Biphenylene for efficient electrochemical renewable energy conversion.

Excessive consumption of fossil fuels leads to increased CO₂ levels in the earth’s atmosphere, which is a serious environmental concern. In the past few decades, there has been an increasing demand to fabricate advanced electrocatalyst for renewable energy conversion. Biphenylene (BPH) has attracted lot of attention to explore as promising advanced electrocatalyst. BPH is metallic in nature with an n-type Dirac cone at/around 0.63 eV above the Fermi level.

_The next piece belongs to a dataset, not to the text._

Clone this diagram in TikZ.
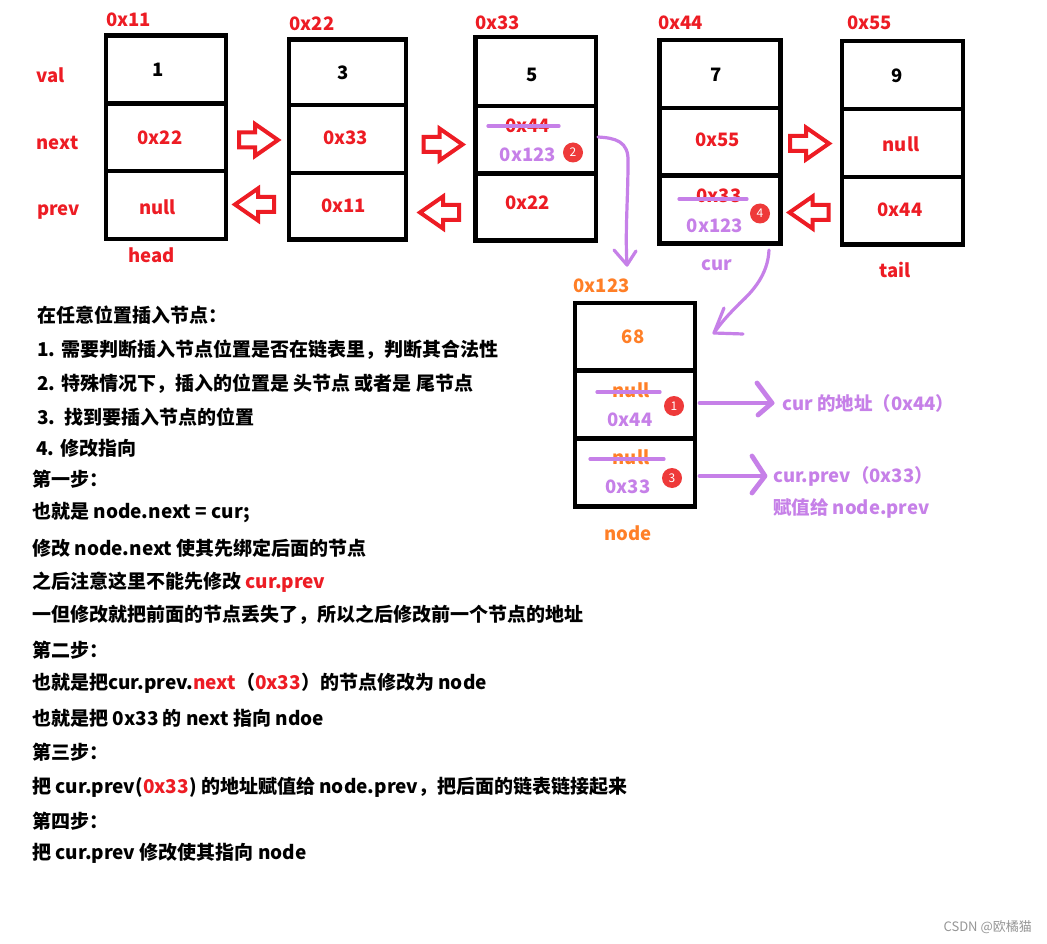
\documentclass[tikz,border=0pt]{standalone}
\usepackage{fontspec}
\newfontfamily\cjk{Noto Sans CJK SC}
\usetikzlibrary{calc}
\definecolor{myred}{RGB}{237,28,36}
\definecolor{mypur}{RGB}{198,128,232}
\definecolor{myorg}{RGB}{255,127,39}
\definecolor{badgecol}{RGB}{238,58,58}
\definecolor{wmcol}{RGB}{150,150,150}
\tikzset{
  txt/.style={inner sep=0pt, font=\cjk\bfseries\fontsize{18.5}{21}\selectfont},
  tred/.style={txt, text=myred},
  tpur/.style={txt, text=mypur},
  torg/.style={txt, text=myorg},
  tblk/.style={txt, text=black},
  body/.style={inner sep=0pt, font=\cjk\bfseries\fontsize{19}{22}\selectfont, anchor=west, text=black},
  cell/.style={draw=black, line width=4.5pt, inner sep=0pt, rectangle},
  pline/.style={draw=mypur, line width=3.2pt, line cap=round, line join=round},
  pthick/.style={draw=mypur, line width=4.8pt, line cap=round, line join=round},
  badge/.style={circle, fill=badgecol, minimum size=20pt, inner sep=0pt, text=white, font=\cjk\fontsize{12}{13}\selectfont},
  barrow/.style={draw=myred, line width=4pt, fill=white, line join=miter},
  rarr/.pic={\draw[barrow] (-19.5,-7.5) -- (-3.5,-7.5) -- (-3.5,-16) -- (19.5,0) -- (-3.5,16) -- (-3.5,7.5) -- (-19.5,7.5) -- cycle;},
  larr/.pic={\draw[barrow] (19.5,-7.5) -- (3.5,-7.5) -- (3.5,-16) -- (-19.5,0) -- (3.5,16) -- (3.5,7.5) -- (19.5,7.5) -- cycle;},
}
\newcommand\cellnode[5]{\node[cell, minimum width={#4-#2}, minimum height={#5-#3}] (#1) at ({(#2+#4)/2},{(#3+#5)/2}) {};}
\begin{document}
\begin{tikzpicture}[x=1pt,y=-1pt]
\useasboundingbox (0,0) rectangle (1047,944);
\fill[white] (0,0) rectangle (1047,944);

% ---- boxes ----
\cellnode{c1v}{106}{35.5}{226}{103.5}
\cellnode{c1n}{106}{103.5}{226}{171}
\cellnode{c1p}{106}{171}{226}{239}
\cellnode{c2v}{289}{39.5}{406}{105}
\cellnode{c2n}{289}{105}{406}{173}
\cellnode{c2p}{289}{173}{406}{239.5}
\cellnode{c3v}{475.5}{37}{596}{106}
\cellnode{c3n}{475.5}{106}{596}{173.5}
\cellnode{c3p}{475.5}{173.5}{596}{240.5}
\cellnode{c4v}{659.5}{40}{780.5}{108}
\cellnode{c4n}{659.5}{108}{780.5}{175.5}
\cellnode{c4p}{659.5}{175.5}{780.5}{243.5}
\cellnode{c5v}{842}{41}{963}{109}
\cellnode{c5n}{842}{109}{963}{177}
\cellnode{c5p}{842}{177}{963}{244.5}
\cellnode{c6v}{575}{303}{695}{370.5}
\cellnode{c6n}{575}{370.5}{695}{438.5}
\cellnode{c6p}{575}{438.5}{695}{506.5}

% ---- row labels ----
\node[tred] (lval) at (50.5,75) {val};
\node[tred] (lnext) at (57.5,143) {next};
\node[tred] (lprev) at (58.5,212) {prev};

% ---- addresses ----
\node[tred] (a1) at (128.5,20) {0x11};
\node[tred] (a2) at (312,23.5) {0x22};
\node[tred] (a3) at (497.5,23) {0x33};
\node[tred] (a4) at (680.5,23) {0x44};
\node[tred] (a5) at (869.5,23) {0x55};
\node[torg] (a6) at (601.5,286) {0x123};

% ---- values ----
\node[tblk] (v1) at (158,70) {1};
\node[tblk] (v2) at (343,72.5) {3};
\node[tblk] (v3) at (532,75) {5};
\node[tblk] (v4) at (716,74.5) {7};
\node[tblk] (v5) at (897,76) {9};
\node[torg] (v6) at (633,337) {68};

% ---- next row ----
\node[tred] (n1) at (160,138) {0x22};
\node[tred] (n2) at (345.5,137.5) {0x33};
\node[tred] (n3) at (527.5,126) {0x44};
\draw[pline] (488,126) -- (559,126);
\node[tpur] (n3b) at (528,155) {0x123};
\node[badge] (b2) at (573,152.5) {2};
\node[tred] (n4) at (717.5,140) {0x55};
\node[tred] (n5) at (901,144) {null};
\node[torg] (n6) at (631,390) {null};
\draw[pline] (597,392) -- (660,392);
\node[tpur] (n6b) at (630,419.5) {0x44};
\node[badge] (b1) at (674,406) {1};

% ---- prev row ----
\node[tred] (p1) at (157.5,207) {null};
\node[tred] (p2) at (343.5,205.5) {0x11};
\node[tred] (p3) at (527.5,202.5) {0x22};
\node[tred] (p4) at (719,195.5) {0x33};
\draw[pline] (679,199) -- (747,199);
\node[tpur] (p4b) at (715,226) {0x123};
\node[badge] (b4) at (760,213.5) {4};
\node[tred] (p5) at (900,209.5) {0x44};
\node[torg] (p6) at (631,457.5) {null};
\draw[pline] (590,459) -- (664,459);
\node[tpur] (p6b) at (628,487) {0x33};
\node[badge] (b3) at (672,478) {3};

% ---- under labels ----
\node[tred] (head) at (151.5,255) {head};
\node[tpur] (cur) at (717,265) {cur};
\node[tred] (tail) at (895,270) {tail};
\node[torg] (nodelbl) at (628,533) {node};

% ---- block arrows ----
\pic at (258.5,140) {rarr};
\pic at (254.5,204.5) {larr};
\pic at (443,144.5) {rarr};
\pic at (439.5,212.5) {larr};
\pic at (809.5,143.5) {rarr};
\pic at (809,212.5) {larr};

% ---- purple hand arrows ----
\coordinate (k1) at (627,265);
\draw[pline] (598,137) .. controls (615,138) and (629,141) .. (628,162) .. controls (628,200) and (625,230) .. (k1);
\draw[pline] (614,250) -- (k1) -- (636,251);
\coordinate (k2) at (714,333);
\draw[pline] (769,250) .. controls (768,275) and (752,292) .. (740,303) .. controls (728,315) and (720,324) .. (k2);
\draw[pline] (724,308) -- (k2) -- (743,334);
\node[tpur, anchor=west] (r1) at (782,403) {cur 的地址（0x44）};
\node[tpur, anchor=west] (r2) at (773,476) {cur.prev（0x33）};
\node[tpur, anchor=west] (r3) at (773,508) {赋值给 node.prev};
\coordinate (k3) at (772,403);
\coordinate (k4) at (765,476);
\draw[pthick] (700,403) -- (k3);
\draw[pthick] (757,383) -- (k3) -- (758,415);
\draw[pthick] (700,476) -- (k4);
\draw[pthick] (752,456) -- (k4) -- (752,493);

% ---- body text ----
\node[body] (t1) at (37,315) {在任意位置插入节点：};
\node[body] (t2) at (37,350) {1. 需要判断插入节点位置是否在链表里，判断其合法性};
\node[body] (t3) at (37,384) {2. 特殊情况下，插入的位置是 头节点 或者是 尾节点};
\node[body] (t4) at (37,417) {3.\ \ 找到要插入节点的位置};
\node[body] (t5) at (36,448) {4. 修改指向};
\node[body] (t6) at (32,479) {第一步：};
\node[body] (t7) at (32,513) {也就是 node.next = cur;};
\node[body] (t8) at (32,548) {修改 node.next 使其先绑定后面的节点};
\node[body] (t9) at (32,582) {之后注意这里不能先修改 {\color{myred}cur.prev}};
\node[body] (t10) at (32,615) {一但修改就把前面的节点丢失了，所以之后修改前一个节点的地址};
\node[body] (t11) at (32,650) {第二步：};
\node[body] (t12) at (32,683) {也就是把cur.prev.{\color{myred}next}（{\color{myred}0x33}）的节点修改为 node};
\node[body] (t13) at (32,718) {也就是把 0x33 的 next 指向 ndoe};
\node[body] (t14) at (32,752) {第三步：};
\node[body] (t15) at (32,787) {把 cur.prev({\color{myred}0x33}) 的地址赋值给 node.prev，把后面的链表链接起来};
\node[body] (t16) at (32,821) {第四步：};
\node[body] (t17) at (32,853) {把 cur.prev 修改使其指向 node};

% ---- watermark ----
\node[inner sep=0pt, anchor=east, text=wmcol, font=\cjk\fontsize{13}{15}\selectfont] (wm) at (1032,927) {CSDN @欧橘猫};
\end{tikzpicture}
\end{document}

Like graphene, BPH is also inert to various catalytic processes like CO₂ reduction (CRR), N₂ reduction (NRR), hydrogen evolution reaction (HER) etc. In this talk, I will present various strategies like vacancy creation, heterovalent doping etc. which can help in better selectivity of efficient catalysts. When N₂ is captured on single vacancy, it prefers end-on over the side-on mode giving a binding energy of -2.590 eV. Creation of single vacancy defects unveils its better selectivity towards N₂, with acceptable energy barriers at the potential determining step. Copper decorated pristine- and defected-BPH at the preliminary stage indicates its possible application in CRR. This work brings new insights in understanding the defect/doping driven electrocatalytic mechanism in BPH, and facilitates a potential paradigm in designing carbon-based electrocatalysts.